Wann das BVerfG nun über die Anträge aus Münster und Bernau entscheiden wird, ist offen. "Die Verfahren sind in Bearbeitung. Ein Entscheidungstermin ist nicht absehbar", antwortete eine Sprecherin des Gerichts auf Nachfrage.
Gibt das BVerfG diesmal das Hanf frei?
Der Bernauer Jugendrichter Müller, der bereits seit vielen Jahren für die Legalisierung von Cannabis streitet, hatte das BVerfG bereits 2002 ebenfalls mit einer Richtervorlage angerufen, um prüfen zu lassen, ob das Cannabis-Verbot mit dem GG vereinbar ist.
Das BVerfG hielt die Richtervorlage seinerzeit aber für unzulässig, unter anderem auch mit der Begründung, dass es selbst an eine frühere, eigene Entscheidung von 1994 nach § 31 Abs. 1 Bundesverfassungsgerichtsgesetz gebunden sei (Beschl. v. 29.06.2004, Az. 2 BvL 8/02). Das AG Bernau habe damals keine neuen Tatsachen dargelegt, "die geeignet seien, eine von der früheren Erkenntnis des Bundesverfassungsgerichts abweichende Entscheidung zu ermöglichen", hieß es 2004. Und so blieb es bei dem, was das BVerfG eben 1994 sehr zum Missmut aller Cannabis-Liebhaber entschieden hatte: Das Cannabis-Verbot ist verfassungskonform (Beschl. v. 09.03.1994, Az. 2 BvL 43/92).
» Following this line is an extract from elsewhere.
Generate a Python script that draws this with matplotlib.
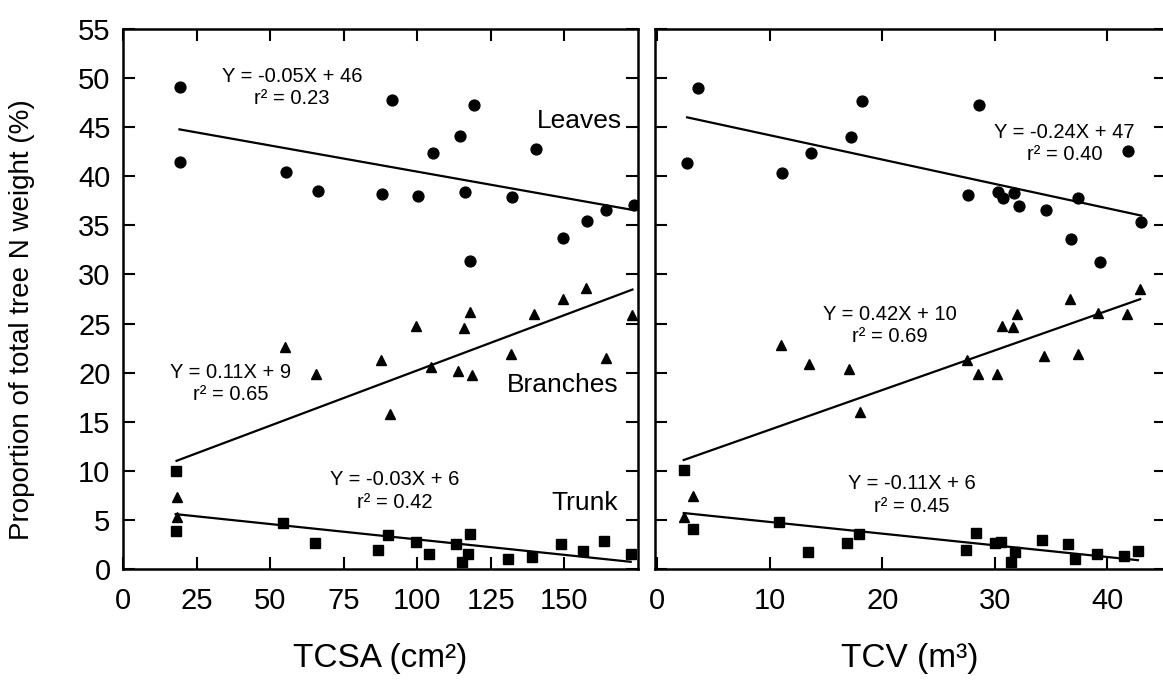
import matplotlib
matplotlib.use("Agg")
import matplotlib.pyplot as plt
import numpy as np

plt.rcParams['font.family'] = ['Liberation Sans', 'DejaVu Sans']

# TCSA panel (cm2)
tcsa_leaves_x = [19.4, 19.2, 55.4, 66.3, 87.9, 91.5, 100.4, 105.2, 114.4, 116.1, 119.3, 118.0, 132.1, 140.2, 149.6, 157.5, 164.2, 173.5]
tcsa_leaves_y = [49.1, 41.5, 40.4, 38.5, 38.2, 47.8, 38.0, 42.4, 44.1, 38.4, 47.3, 31.4, 37.9, 42.8, 33.7, 35.4, 36.6, 37.1]
tcsa_branches_x = [18.2, 18.2, 55.1, 65.6, 87.6, 90.7, 99.7, 104.6, 113.7, 115.9, 118.0, 118.7, 131.7, 139.6, 149.6, 157.3, 164.0, 173.1]
tcsa_branches_y = [7.3, 5.3, 22.6, 19.9, 21.3, 15.8, 24.7, 20.6, 20.2, 24.5, 26.2, 19.8, 21.9, 26.0, 27.5, 28.6, 21.5, 25.9]
tcsa_trunk_x = [17.9, 17.9, 54.5, 65.4, 86.5, 90.0, 99.5, 104.1, 113.1, 115.3, 117.1, 118.0, 130.9, 139.0, 148.8, 156.4, 163.4, 172.5]
tcsa_trunk_y = [10.0, 3.9, 4.7, 2.6, 1.9, 3.5, 2.7, 1.5, 2.5, 0.7, 1.5, 3.6, 1.0, 1.25, 2.5, 1.8, 2.9, 1.5]

# TCV panel (m3)
tcv_leaves_x = [2.65, 3.6, 11.1, 13.7, 17.2, 18.2, 27.6, 28.6, 30.3, 30.7, 31.7, 32.1, 34.5, 36.8, 37.4, 39.3, 41.8, 43.0]
tcv_leaves_y = [41.4, 49.0, 40.3, 42.4, 44.0, 47.7, 38.1, 47.3, 38.4, 37.8, 38.3, 37.0, 36.6, 33.6, 37.8, 31.3, 42.6, 35.3]
tcv_branches_x = [2.35, 3.2, 11.0, 13.5, 17.0, 18.0, 27.5, 28.5, 30.2, 30.6, 31.6, 32.0, 34.4, 36.7, 37.4, 39.2, 41.7, 42.9]
tcv_branches_y = [5.3, 7.4, 22.8, 20.9, 20.4, 16.0, 21.3, 19.9, 19.9, 24.8, 24.6, 26.0, 21.7, 27.5, 21.9, 26.1, 26.0, 28.5]
tcv_trunk_x = [2.35, 3.2, 10.8, 13.4, 16.9, 17.9, 27.4, 28.3, 30.0, 30.5, 31.4, 31.8, 34.2, 36.5, 37.1, 39.1, 41.5, 42.7]
tcv_trunk_y = [10.1, 4.1, 4.8, 1.7, 2.6, 3.6, 1.9, 3.65, 2.6, 2.7, 0.7, 1.7, 3.0, 2.5, 1.05, 1.5, 1.35, 1.8]

# regression lines (slope, intercept) as drawn
tcsa_fits = {"leaves": (-0.0533, 45.8), "branches": (0.1126, 8.97), "trunk": (-0.0314, 6.15)}
tcv_fits = {"leaves": (-0.248, 46.66), "branches": (0.404, 10.15), "trunk": (-0.119, 5.98)}

tcsa_eqs = ["Y = -0.05X + 46\nr\u00b2 = 0.23", "Y = 0.11X + 9\nr\u00b2 = 0.65", "Y = -0.03X + 6\nr\u00b2 = 0.42"]
tcv_eqs = ["Y = -0.24X + 47\nr\u00b2 = 0.40", "Y = 0.42X + 10\nr\u00b2 = 0.69", "Y = -0.11X + 6\nr\u00b2 = 0.45"]

fig = plt.figure(figsize=(11.63, 6.95), dpi=100)
ax1 = fig.add_axes([123/1163, 126/695, 515/1163, 540/695])
ax2 = fig.add_axes([655/1163, 126/695, 511/1163, 540/695])


def draw_panel(ax, series, fits):
    for (x, y, mk, ms), key in zip(series, ["leaves", "branches", "trunk"]):
        ax.plot(x, y, linestyle="none", marker=mk, markersize=ms, color="black")
        slope, icpt = fits[key]
        xs = np.array([min(x), max(x)])
        ax.plot(xs, slope * xs + icpt, color="black", linewidth=1.6)
    ax.set_ylim(0, 55)
    ax.set_yticks(np.arange(0, 56, 5))
    ax.tick_params(direction="in", length=8.5, width=1.5, top=True, right=True,
                   labelsize=21)
    ax.tick_params(axis="x", pad=13)
    ax.tick_params(axis="y", pad=9)
    for s in ax.spines.values():
        s.set_linewidth(1.8)


draw_panel(ax1, [(tcsa_leaves_x, tcsa_leaves_y, "o", 7.8),
                 (tcsa_branches_x, tcsa_branches_y, "^", 7.8),
                 (tcsa_trunk_x, tcsa_trunk_y, "s", 6.5)], tcsa_fits)
draw_panel(ax2, [(tcv_leaves_x, tcv_leaves_y, "o", 7.8),
                 (tcv_branches_x, tcv_branches_y, "^", 7.8),
                 (tcv_trunk_x, tcv_trunk_y, "s", 6.5)], tcv_fits)

ax1.set_xlim(0, 175)
ax1.set_xticks([0, 25, 50, 75, 100, 125, 150])
ax2.set_xlim(-0.2, 45.2)
ax2.set_xticks([0, 10, 20, 30, 40])
ax2.tick_params(labelleft=False)

eq_kw = dict(fontsize=14.5, ha="center", va="center", multialignment="center", linespacing=1.25)
ax1.text(57.4, 49.05, tcsa_eqs[0], **eq_kw)
ax1.text(36.7, 18.9, tcsa_eqs[1], **eq_kw)
ax1.text(92.4, 7.95, tcsa_eqs[2], **eq_kw)
ax2.text(36.2, 43.35, tcv_eqs[0], **eq_kw)
ax2.text(20.7, 24.8, tcv_eqs[1], **eq_kw)
ax2.text(22.6, 7.5, tcv_eqs[2], **eq_kw)

ax1.text(169.6, 45.6, "Leaves", fontsize=19, ha="right", va="center")
ax1.text(168.4, 18.7, "Branches", fontsize=19, ha="right", va="center")
ax1.text(168.2, 6.7, "Trunk", fontsize=19, ha="right", va="center")

fig.text(380/1163, 1 - 658/695, "TCSA (cm\u00b2)", fontsize=24, ha="center", va="center")
fig.text(910/1163, 1 - 658/695, "TCV (m\u00b3)", fontsize=24, ha="center", va="center")
fig.text(22/1163, 1 - 320/695, "Proportion of total tree N weight (%)", fontsize=20,
         rotation=90, ha="center", va="center")

plt.savefig("out.png", dpi=100)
Jugendrichter Müller zeigte sich unterdessen für das aktuell anhängige Verfahren optimistisch. In einem Interview mit LTO sagte er kürzlich: "Es hat sich seit 2002 einiges getan: Cannabis hat sich nicht nur als Medizin durchgesetzt. Auch ansonsten hat sich das gesellschaftliche und politische Klima bei dem Thema fundamental geändert. Inzwischen hält es die ganz normale Bevölkerung für nicht mehr zeitgemäß, wenn erwachsene Konsument:innen wegen weniger Gramm Gras oder Haschisch strafrechtlich verfolgt werden."